== Task directions ==
Repeat everything from the first line of the listing below through the line that contains "color=grid_color, width=0.8, pad=2)", exactly. Leave out pictures.

== Information supplied ==
==========

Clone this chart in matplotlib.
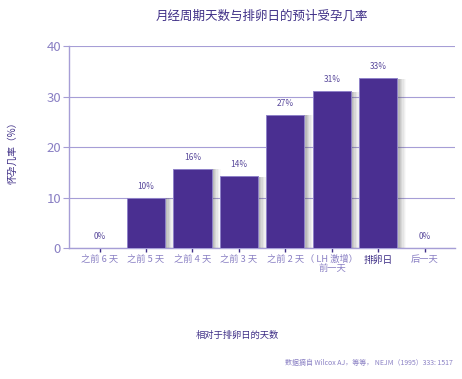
import matplotlib
matplotlib.use("Agg")
import matplotlib.pyplot as plt
import matplotlib.patheffects as pe

plt.rcParams['font.family'] = ['Noto Sans CJK SC', 'DejaVu Sans']

categories = ["之前 6 天", "之前 5 天", "之前 4 天", "之前 3 天", "之前 2 天",
              "（ LH 激增）\n前一天", "排卵日", "后一天"]
values = [0, 9.9, 15.7, 14.2, 26.4, 31.0, 33.6, 0]
value_labels = ["0%", "10%", "16%", "14%", "27%", "31%", "33%", "0%"]
yticks = [0, 10, 20, 30, 40]

title = "月经周期天数与排卵日的预计受孕几率"
ylabel = "怀孕几率（%）"
xlabel = "相对于排卵日的天数"
source = "数据摘自 Wilcox AJ，等等， NEJM（1995）333: 1517"

bar_color = "#4a2f91"
edge_color = "#8f82c9"
grid_color = "#a69ed6"
tick_color = "#8a80c4"
dark_text = "#3f2f87"

fig = plt.figure(figsize=(4.62, 3.79), dpi=100)
ax = fig.add_axes([0.150, 0.3456, 0.835, 0.533])

x = list(range(len(categories)))
bars = ax.bar(x, values, width=0.82, color=bar_color, edgecolor=edge_color,
              linewidth=0.7, zorder=3)
shadow = [pe.SimplePatchShadow(offset=(o, -0.3), shadow_rgbFace="#555555", alpha=a)
          for o, a in [(0.5, 0.12), (1.5, 0.12), (2.5, 0.11), (3.5, 0.09),
                       (4.5, 0.07), (5.5, 0.05), (6.5, 0.03)]]
for b, v in zip(bars, values):
    if v > 0:
        b.set_path_effects(shadow + [pe.Normal()])

for xi, v, lab in zip(x, values, value_labels):
    ax.text(xi, v + 2.3, lab, ha="center", va="center", fontsize=6,
            color="#5a4a9c", zorder=4)

ax.set_xlim(-0.65, 7.65)
ax.set_ylim(0, 40)
ax.set_yticks(yticks)
ax.set_yticklabels([str(t) for t in yticks], fontsize=9.5, color=tick_color)
ax.yaxis.grid(True, color=grid_color, linewidth=0.8, zorder=0)
ax.set_axisbelow(True)
ax.tick_params(axis="y", length=4, color=grid_color, width=0.8, pad=2)

ax.set_xticks(x)
ax.set_xticklabels(categories, fontsize=6.7, color=tick_color, linespacing=1.0)
for i, lbl in enumerate(ax.get_xticklabels()):
    if categories[i] == "排卵日":
        lbl.set_color(dark_text)
        lbl.set_fontweight("medium")
        lbl.set_fontsize(7)
ax.tick_params(axis="x", length=3, color=dark_text, width=1, pad=2)

for s in ["top", "right"]:
    ax.spines[s].set_visible(False)
ax.spines["left"].set_color(grid_color)
ax.spines["bottom"].set_color(grid_color)
ax.spines["left"].set_linewidth(1)
ax.spines["bottom"].set_linewidth(1)

fig.text(262 / 462, 1 - 16 / 379, title, ha="center", va="center",
         fontsize=9, color=dark_text)
fig.text(12 / 462, 1 - 150 / 379, ylabel, ha="center", va="center",
         rotation=90, fontsize=7, color=dark_text)
fig.text(237 / 462, 1 - 335 / 379, xlabel, ha="center", va="center",
         fontsize=6.7, color=dark_text)
fig.text(453 / 462, 1 - 363 / 379, source, ha="right", va="center",
         fontsize=5, color=tick_color)

fig.savefig("out.png", dpi=100)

==========

== Task response ==
Clone this chart in matplotlib.
import matplotlib
matplotlib.use("Agg")
import matplotlib.pyplot as plt
import matplotlib.patheffects as pe

plt.rcParams['font.family'] = ['Noto Sans CJK SC', 'DejaVu Sans']

categories = ["之前 6 天", "之前 5 天", "之前 4 天", "之前 3 天", "之前 2 天",
              "（ LH 激增）\n前一天", "排卵日", "后一天"]
values = [0, 9.9, 15.7, 14.2, 26.4, 31.0, 33.6, 0]
value_labels = ["0%", "10%", "16%", "14%", "27%", "31%", "33%", "0%"]
yticks = [0, 10, 20, 30, 40]

title = "月经周期天数与排卵日的预计受孕几率"
ylabel = "怀孕几率（%）"
xlabel = "相对于排卵日的天数"
source = "数据摘自 Wilcox AJ，等等， NEJM（1995）333: 1517"

bar_color = "#4a2f91"
edge_color = "#8f82c9"
grid_color = "#a69ed6"
tick_color = "#8a80c4"
dark_text = "#3f2f87"

fig = plt.figure(figsize=(4.62, 3.79), dpi=100)
ax = fig.add_axes([0.150, 0.3456, 0.835, 0.533])

x = list(range(len(categories)))
bars = ax.bar(x, values, width=0.82, color=bar_color, edgecolor=edge_color,
              linewidth=0.7, zorder=3)
shadow = [pe.SimplePatchShadow(offset=(o, -0.3), shadow_rgbFace="#555555", alpha=a)
          for o, a in [(0.5, 0.12), (1.5, 0.12), (2.5, 0.11), (3.5, 0.09),
                       (4.5, 0.07), (5.5, 0.05), (6.5, 0.03)]]
for b, v in zip(bars, values):
    if v > 0:
        b.set_path_effects(shadow + [pe.Normal()])

for xi, v, lab in zip(x, values, value_labels):
    ax.text(xi, v + 2.3, lab, ha="center", va="center", fontsize=6,
            color="#5a4a9c", zorder=4)

ax.set_xlim(-0.65, 7.65)
ax.set_ylim(0, 40)
ax.set_yticks(yticks)
ax.set_yticklabels([str(t) for t in yticks], fontsize=9.5, color=tick_color)
ax.yaxis.grid(True, color=grid_color, linewidth=0.8, zorder=0)
ax.set_axisbelow(True)
ax.tick_params(axis="y", length=4, color=grid_color, width=0.8, pad=2)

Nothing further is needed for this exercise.